Government must stop being a roadblock and instead begin helping employers and entrepreneurs expand and create jobs, because the economy will not come back and state revenues will not come back until private-sector jobs come back.
And higher taxes and more debt do not grow jobs. They kill them. Let’s also not forget that in last May’s special election, the voters overwhelmingly rejected higher taxes. That is why I am fighting for a budget that cuts spending, does not raise taxes and finally forces government to live within its means.
But this budget is not just about the short term. We must also adopt long-term reforms to put our finances on solid ground for future generations to come.
We must create a rainy-day fund, so we save money in the good years to cover shortfalls in the bad years.
We must also reform California’s pension system for government employees, whose costs to taxpayers for just one of our major pension funds have skyrocketed from $150 million a year a decade ago to almost $4 billion this year. Private-sector workers already struggle to pay for their own retirement. Now they are being forced to pay more and more for the government workers’ retirement, at the very time their own retirement accounts have declined. What is worse, in five years those pension costs will grow to well over $10 billion per year, and keep growing from there.
Over the next 30 years, the state will spend hundreds of billions of dollars just to service existing retirement benefit debt — further hammering taxpayers and crowding out funding for education, infrastructure, healthcare and other critical programs. In fact this year, for the first time ever, we will spend more on government employee retirement benefits than on higher education.
That is why I have proposed comprehensive pension reform, including rolling back benefits for new hires. I have fought for these reforms in prior years, yet the special interests spent tens of millions of dollars to defeat them.
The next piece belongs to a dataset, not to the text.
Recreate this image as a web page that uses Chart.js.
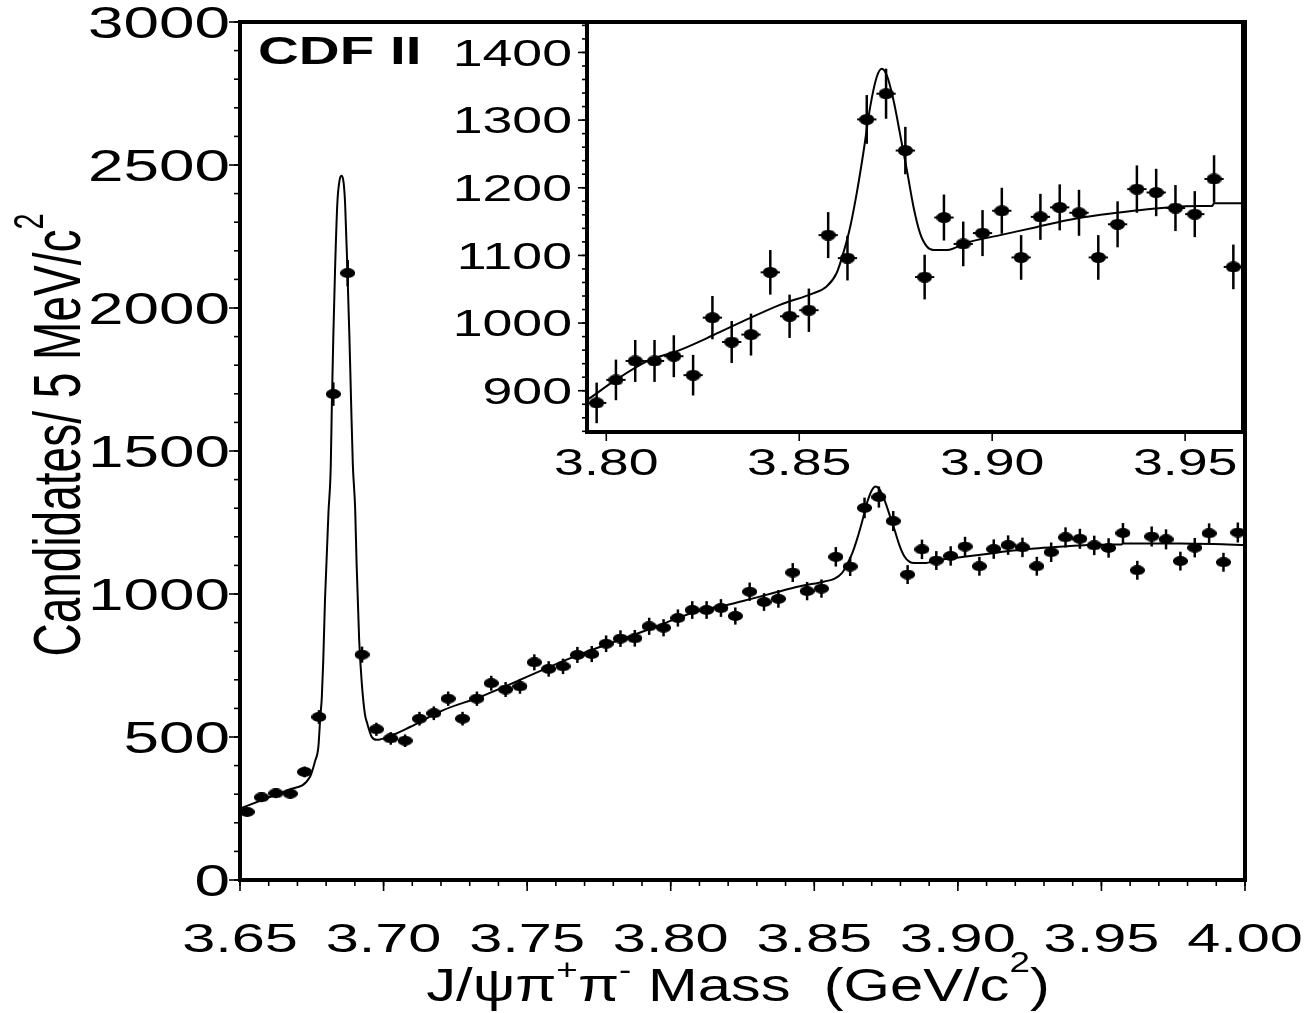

But this year their money is no match for my will and the will of fed-up Californians who are demanding change.
Today, there is no doubt that our state faces serious challenges. But in spite of whatever problems our government has, I never lose faith in the future of our state. California is still home to the greatest entrepreneurs and innovators in the world. Now we must give them a government that is a partner and not an obstacle, a friend and not a foe.
If we succeed, California’s star will shine brighter than ever.
Arnold Schwarzenegger is governor of California.